Suppose you obtain the following table that relates # of drownings per day to amount of icecream eaten per day (the sample size is 200 days randomly chosen from a given year) :

Drownings | ||||

Few | Many | Sampled | ||

IceCream eaten |
Little | 60 | 40 | 100 |

Lots | 40 | 60 | 100 | |

Sampled | 100 | 100 | 200 |

chi-square = 8, df = 1, p < 0.005

Drownings | |||||

Few | Many | Sampled | Prop | ||

IceCream eaten |
Little | 60 | 40 | 100 | .50 |

Lots | 40 | 60 | 100 | .50 | |

Sampled | 100 | 100 | 200 | ||

Prop. | .50 | .50 | 1.00 |

** **

**Calculating Expected Frequencies
(given assumption of independence)**

Few | Many | Sampled | |

Little | .5*.5*200 = 50 | .5*.5*200 = 50 | 100 |

Lots | .5*.5*200 = 50 | .5*.5*200 = 50 | 100 |

Sampled | 100 | 100 | 200 |

**Differences**

Drownings | ||||

Few | Many | Sampled | ||

IceCream eaten |
Little | 10 | -10 | 0 |

Lots | -10 | 10 | 0 | |

Sampled | 0 | 0 | 0 |

Drownings | ||||

Few | Many | Sampled | ||

IceCream eaten |
Little | 100 | 100 | 200 |

Lots | 100 | 100 | 200 | |

Sampled | 200 | 200 | 400 |

**Squared differences divided by expected**

Drownings | ||||

Few | Many | Sampled | ||

IceCream eaten |
Little | 2 | 2 | 4 |

Lots | 2 | 2 | 4 | |

Sampled | 4 | 4 | 8 |

So the chi-square value is 8, the degrees of freedom = 1, and, if we look this up in the chi-square table, we find that the p-value (the significance) is < 0.05 (it is significant).

So ice-cream sales are related to drownings.
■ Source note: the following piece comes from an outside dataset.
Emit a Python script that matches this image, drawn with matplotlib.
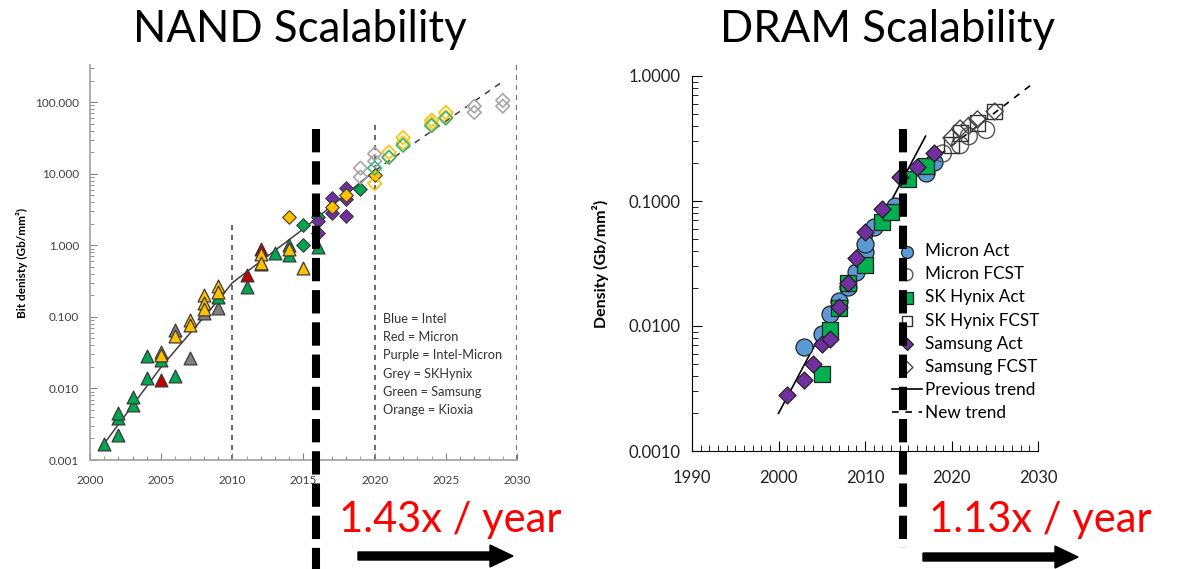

The question is 'why?'. Your theory is that the reason why the amount of ice-cream is related to the number of drownings is because of a third variable, which is the temperature of the day. On hot days, people buy more ice-cream, and they also go swimming, which results in some drowings. Like this:

To test this theory, what you need to do is to control for temperature. According to the theory, if you consider only hot days, there should be no relationship between ice-cream and drownings. Similarly, if you consider only cold days, there should again be no relationship between ice-cream and drownings. The reason is that the only connection, theoretically, between ice-cream and drownings is through temperature.

So what you do is create two separate tables that relate ice-cream to drownings: one for hot days, and one for cold:

HOT DAYS |
Drownings | |||

Few | Many | Sampled | ||

IceCream eaten |
Little | 50 | 20 | 70 |

Lots | 20 | 10 | 30 | |

Sampled | 70 | 30 | 100 |

Chi-Square = 0.227; DF = 1; P = 0.6

COLD DAYS |
Drownings | |||

Few | Many | Sampled | ||

IceCream eaten |
Little | 10 | 20 | 30 |

Lots | 20 | 50 | 70 | |

Sampled | 30 | 70 | 100 |

Chi-Square = 0.227; DF = 1; P = 0.6

Notice that if you add the corresponding cells of the two tables, you obtain the original table for all days. Notice also that for each table, the chi-square test is non-significant. This supports your theory: when you control for temperature, the apparent relationship between ice-cream and drownings disappears. The only the reason you thought there was a relationship at all is because you were mixing together both hot and cold days.

To further test your theory, you also have to check each individual link in the model. For example, the theory says that temperature determines ice-cream sales. So that implies that a chi-square test of the relationship between temperature and sales will be significant. The theory also says that temperature determines drownings, so you need to check that those two variables are significantly associated as well.

So let me summarize. If the theory has either of the following forms,

then to test it you do the following steps:

- Confirm that A and C are significantly associated.
- Confirm that A and B are significantly associated
- Confirm that B and C are significantly associated
- Confirm that A and C are NOT significantly associated WHEN you control for B (i.e., when you hold B constant)